■ Task objective: Find the lines below that contain the string "this". Copy each one.
----------
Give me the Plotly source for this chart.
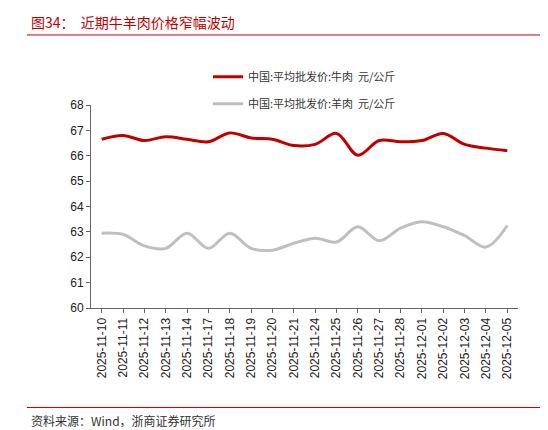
import plotly.graph_objects as go

dates = ["2025-11-10", "2025-11-11", "2025-11-12", "2025-11-13", "2025-11-14",
         "2025-11-17", "2025-11-18", "2025-11-19", "2025-11-20", "2025-11-21",
         "2025-11-24", "2025-11-25", "2025-11-26", "2025-11-27", "2025-11-28",
         "2025-12-01", "2025-12-02", "2025-12-03", "2025-12-04", "2025-12-05"]
beef = [66.65, 66.8, 66.6, 66.75, 66.65, 66.55, 66.9, 66.7, 66.65, 66.4,
        66.45, 66.88, 66.02, 66.6, 66.55, 66.6, 66.88, 66.45, 66.3, 66.2]
mutton = [62.95, 62.9, 62.45, 62.35, 62.95, 62.35, 62.95, 62.35, 62.28, 62.55,
          62.75, 62.6, 63.2, 62.65, 63.15, 63.4, 63.2, 62.85, 62.4, 63.25]

fig = go.Figure()
fig.add_trace(go.Scatter(x=dates, y=beef, mode="lines", line_shape="spline",
                         line=dict(color="#C00000", width=3), legendgroup="a",
                         name="中国:平均批发价:牛肉  元/公斤"))
fig.add_trace(go.Scatter(x=dates, y=mutton, mode="lines", line_shape="spline",
                         line=dict(color="#BFBFBF", width=3), legendgroup="b",
                         name="中国:平均批发价:羊肉  元/公斤"))

font = "Noto Sans CJK SC"
fig.update_layout(
    width=548, height=430, plot_bgcolor="white", paper_bgcolor="white",
    margin=dict(l=83, r=38, t=97, b=130),
    font=dict(family=font, size=12, color="#333"),
    legend=dict(x=0.5, xanchor="center", y=1.21, yanchor="top",
                font=dict(size=11), tracegroupgap=8, bgcolor="rgba(0,0,0,0)"),
    xaxis=dict(type="category", range=[-0.5, 19.5], tickangle=-90, showline=True,
               linecolor="#666", ticks="outside", ticklen=4, tickcolor="#666",
               showgrid=False,
               tickfont=dict(family="Liberation Sans", size=12, color="#222")),
    yaxis=dict(range=[60, 68], dtick=1, showline=True, linecolor="#666",
               ticks="outside", ticklen=4, tickcolor="#666", showgrid=False,
               zeroline=False,
               tickfont=dict(family="Liberation Sans", size=12, color="#222")),
    shapes=[
        dict(type="line", xref="paper", yref="paper", x0=-0.15, x1=1.07,
             y0=1.345, y1=1.345, line=dict(color="#C00000", width=1)),
        dict(type="line", xref="paper", yref="paper", x0=-0.15, x1=1.07,
             y0=-0.49, y1=-0.49, line=dict(color="#C00000", width=1)),
    ],
    annotations=[
        dict(text="图34：  近期牛羊肉价格窄幅波动", xref="paper", yref="paper",
             x=-0.145, y=1.35, xanchor="left", yanchor="bottom", showarrow=False,
             font=dict(family=font, size=14, color="#C00000")),
        dict(text="资料来源：Wind，浙商证券研究所", xref="paper", yref="paper",
             x=-0.145, y=-0.5, xanchor="left", yanchor="top", showarrow=False,
             font=dict(family=font, size=12, color="#333")),
    ],
)
fig.write_html("out.html")
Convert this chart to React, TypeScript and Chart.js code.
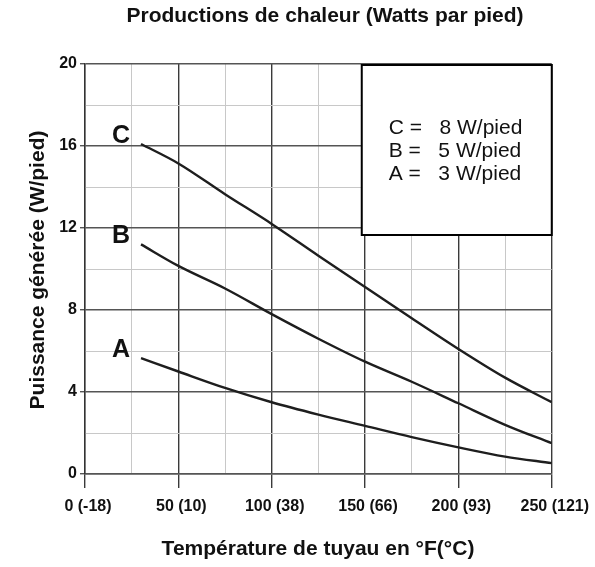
import { useEffect, useRef } from 'react';
import { Chart, registerables } from 'chart.js';

Chart.register(...registerables);

// Pipe temperature (°F) at which each heat output is read
const temperaturesF = [30, 50, 75, 100, 125, 150, 175, 200, 225, 250];

// Heat output (W/pied) of each cable grade
const cableC = [16.1, 15.15, 13.65, 12.2, 10.65, 9.12, 7.6, 6.1, 4.7, 3.5];
const cableB = [11.2, 10.15, 9.05, 7.8, 6.6, 5.48, 4.5, 3.45, 2.4, 1.5];
const cableA = [5.65, 5.0, 4.2, 3.5, 2.9, 2.35, 1.8, 1.3, 0.85, 0.53];

const seriesNames = ['C', 'B', 'A'];
const ratingLines = ['C =   8 W/pied', 'B =   5 W/pied', 'A =   3 W/pied'];

const xTickValues = [0, 50, 100, 150, 200, 250];
const xTickLabels = ['0 (-18)', '50 (10)', '100 (38)', '150 (66)', '200 (93)', '250 (121)'];
const yTickValues = [0, 4, 8, 12, 16, 20];

const chartTitle = 'Productions de chaleur (Watts par pied)';
const xAxisTitle = 'Température de tuyau en °F(°C)';
const yAxisTitle = 'Puissance générée (W/pied)';

const FONT = '"Liberation Sans", Arial, sans-serif';

const decorations = {
  id: 'decorations',
  afterDraw(chart: any) {
    const { ctx, chartArea, scales } = chart;
    ctx.save();

    // curve letters next to the start of each curve
    ctx.fillStyle = '#111';
    ctx.font = `bold 25px ${FONT}`;
    ctx.textAlign = 'right';
    ctx.textBaseline = 'middle';
    chart.data.datasets.forEach((ds: any, i: number) => {
      const p = ds.data[0];
      const px = scales.x.getPixelForValue(p.x);
      const py = scales.y.getPixelForValue(p.y);
      ctx.fillText(seriesNames[i], px - 11, py - 8);
    });

    // rating box in the upper right corner
    const boxW = 190;
    const boxH = 170;
    const bx = chartArea.right - boxW;
    const by = chartArea.top + 1;
    ctx.fillStyle = '#fff';
    ctx.fillRect(bx, by, boxW, boxH);
    ctx.strokeStyle = '#000';
    ctx.lineWidth = 2;
    ctx.strokeRect(bx, by, boxW, boxH);
    ctx.fillStyle = '#111';
    ctx.font = `21px ${FONT}`;
    ctx.textAlign = 'left';
    ctx.textBaseline = 'alphabetic';
    ratingLines.forEach((line, i) => {
      ctx.fillText(line, bx + 27, by + 69 + i * 23);
    });

    // titles
    ctx.font = `bold 21px ${FONT}`;
    ctx.textAlign = 'center';
    ctx.fillText(chartTitle, 325, 22);
    ctx.fillText(xAxisTitle, 318, 555);
    ctx.translate(44, 270);
    ctx.rotate(-Math.PI / 2);
    ctx.fillText(yAxisTitle, 0, 0);
    ctx.restore();
  },
};

export default function App() {
  const canvasRef = useRef<HTMLCanvasElement | null>(null);

  useEffect(() => {
    if (!canvasRef.current) return;
    const toPoints = (vals: number[]) => vals.map((v, i) => ({ x: temperaturesF[i], y: v }));
    const lineStyle = {
      borderColor: '#1e1e1e',
      borderWidth: 2.4,
      pointRadius: 0,
      cubicInterpolationMode: 'monotone' as const,
      fill: false,
    };

    const chart = new Chart(canvasRef.current, {
      type: 'line',
      data: {
        datasets: [
          { label: 'C', data: toPoints(cableC), ...lineStyle },
          { label: 'B', data: toPoints(cableB), ...lineStyle },
          { label: 'A', data: toPoints(cableA), ...lineStyle },
        ],
      },
      options: {
        animation: false,
        responsive: false,
        layout: { padding: { top: 64, right: 43, left: 0, bottom: 0 } },
        plugins: {
          legend: { display: false },
          title: { display: false },
          tooltip: { enabled: false },
        },
        scales: {
          x: {
            type: 'linear',
            min: 0,
            max: 250,
            afterFit: (scale: any) => {
              scale.height = 93;
            },
            ticks: {
              stepSize: 25,
              autoSkip: false,
              maxRotation: 0,
              padding: 9,
              labelOffset: 3,
              color: '#111',
              font: { family: FONT, size: 16, weight: 'bold' },
              callback: (value: any) => {
                const i = xTickValues.indexOf(Number(value));
                return i >= 0 ? xTickLabels[i] : '';
              },
            },
            grid: {
              color: (c: any) => (c.tick && c.tick.value % 50 === 0 ? '#3a3a3a' : '#c8c8c8'),
              lineWidth: (c: any) => (c.tick && c.tick.value % 50 === 0 ? 1.4 : 1),
              tickColor: (c: any) => (c.tick && c.tick.value % 50 === 0 ? '#3a3a3a' : 'rgba(0,0,0,0)'),
              tickLength: 14,
            },
            border: { color: '#555', width: 1.4 },
          },
          y: {
            type: 'linear',
            min: 0,
            max: 20,
            afterFit: (scale: any) => {
              scale.width = 85;
            },
            ticks: {
              stepSize: 2,
              autoSkip: false,
              padding: 3,
              color: '#111',
              font: { family: FONT, size: 16, weight: 'bold' },
              callback: (value: any) => (yTickValues.includes(Number(value)) ? String(value) : ''),
            },
            grid: {
              color: (c: any) => (c.tick && c.tick.value % 4 === 0 ? '#555' : '#c8c8c8'),
              lineWidth: (c: any) => (c.tick && c.tick.value % 4 === 0 ? 1.4 : 1),
              tickColor: (c: any) => (c.tick && c.tick.value % 4 === 0 ? '#555' : 'rgba(0,0,0,0)'),
              tickLength: 5,
            },
            border: { color: '#333', width: 1.4 },
          },
        },
      },
      plugins: [decorations],
    });

    return () => chart.destroy();
  }, []);

  return (
    <div style={{ position: 'absolute', left: 0, top: 0, width: 595, height: 567, background: '#fff' }}>
      <canvas ref={canvasRef} width={595} height={567} style={{ display: 'block' }} />
    </div>
  );
}
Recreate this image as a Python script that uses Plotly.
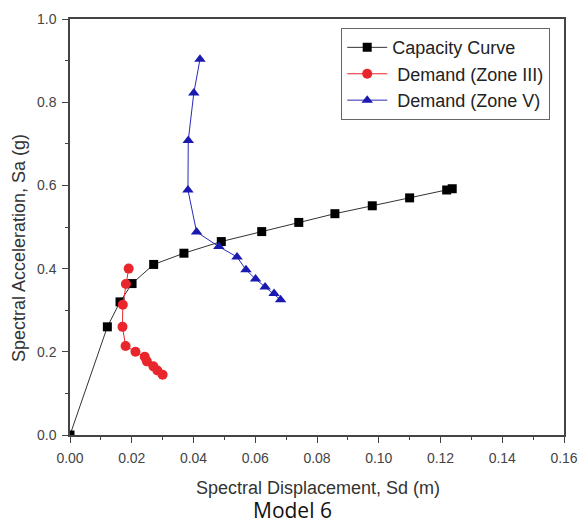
import plotly.graph_objects as go

cap_x = [0, 0.0121, 0.0162, 0.0201, 0.0271, 0.0369, 0.049, 0.0621, 0.0741, 0.0858, 0.0979, 0.110, 0.122, 0.1238]
cap_y = [0, 0.26, 0.32, 0.364, 0.41, 0.437, 0.465, 0.489, 0.511, 0.532, 0.551, 0.570, 0.589, 0.592]

z3_x = [0.019, 0.0181, 0.0171, 0.0170, 0.018, 0.0212, 0.0242, 0.0249, 0.027, 0.0283, 0.030]
z3_y = [0.40, 0.363, 0.313, 0.26, 0.214, 0.200, 0.188, 0.177, 0.165, 0.155, 0.145]

z5_x = [0.0421, 0.0401, 0.0383, 0.0382, 0.0410, 0.0482, 0.0541, 0.0570, 0.0601, 0.0632, 0.0661, 0.0682]
z5_y = [0.903, 0.822, 0.708, 0.589, 0.488, 0.453, 0.428, 0.397, 0.375, 0.356, 0.340, 0.325]

x_title = "Spectral Displacement, Sd (m)"
y_title = "Spectral Acceleration, Sa (g)"
caption = "Model 6"

fig = go.Figure()
fig.add_trace(go.Scatter(x=cap_x, y=cap_y, mode="lines+markers", name="Capacity Curve",
                         line=dict(color="#333333", width=1),
                         marker=dict(symbol="square", size=9, color="#000000")))
fig.add_trace(go.Scatter(x=z3_x, y=z3_y, mode="lines+markers", name=" Demand (Zone III)",
                         line=dict(color="#e8262b", width=1),
                         marker=dict(symbol="circle", size=10, color="#e8262b")))
fig.add_trace(go.Scatter(x=z5_x, y=z5_y, mode="lines+markers", name=" Demand (Zone V)",
                         line=dict(color="#2a2ab8", width=1),
                         marker=dict(symbol="triangle-up", size=10, color="#1a1ab0")))

axis_common = dict(showgrid=False, zeroline=False, showline=True, linecolor="#444444", linewidth=1.5,
                   mirror=True, ticks="outside", ticklen=6, tickwidth=1, tickcolor="#444444",
                   ticklabelstandoff=3, automargin=False,
                   tickfont=dict(family="Liberation Sans, Arial", size=14, color="#444444"))

fig.update_xaxes(range=[0, 0.16], dtick=0.02, tickformat=".2f",
                 minor=dict(ticks="outside", ticklen=3, dtick=0.01, tickcolor="#444444"),
                 **axis_common)
fig.update_yaxes(range=[0, 1.0], dtick=0.2, tickformat=".1f",
                 minor=dict(ticks="outside", ticklen=3, dtick=0.1, tickcolor="#444444"),
                 **axis_common)

fig.add_annotation(text=x_title, xref="paper", yref="paper", x=0.5, y=0, xshift=1, yshift=-53,
                   xanchor="center", yanchor="middle", showarrow=False,
                   font=dict(family="Liberation Sans, Arial", size=18, color="#333333"))
fig.add_annotation(text=y_title, xref="paper", yref="paper", x=0, y=0.5, xshift=-51, yshift=-21,
                   xanchor="center", yanchor="middle", showarrow=False, textangle=-90,
                   font=dict(family="Liberation Sans, Arial", size=18, color="#333333"))
fig.add_annotation(text=caption, xref="paper", yref="paper", x=0.5, y=0, xshift=-25, yshift=-75,
                   xanchor="center", yanchor="middle", showarrow=False,
                   font=dict(family="Open Sans, Noto Sans", size=21, color="#111111"))

fig.update_layout(
    width=581, height=523,
    margin=dict(l=70, r=17, t=19, b=88),
    plot_bgcolor="white", paper_bgcolor="white",
    legend=dict(x=0.549, y=0.978, xanchor="left", yanchor="top",
                bordercolor="#666666", borderwidth=1, bgcolor="white",
                font=dict(family="Liberation Sans, Arial", size=18, color="#222222"),
                tracegroupgap=0, itemwidth=40),
)

fig.write_html("out.html")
----------
■ Right answer:
Give me the Plotly source for this chart.
Convert this chart to React, TypeScript and Chart.js code.
Recreate this image as a Python script that uses Plotly.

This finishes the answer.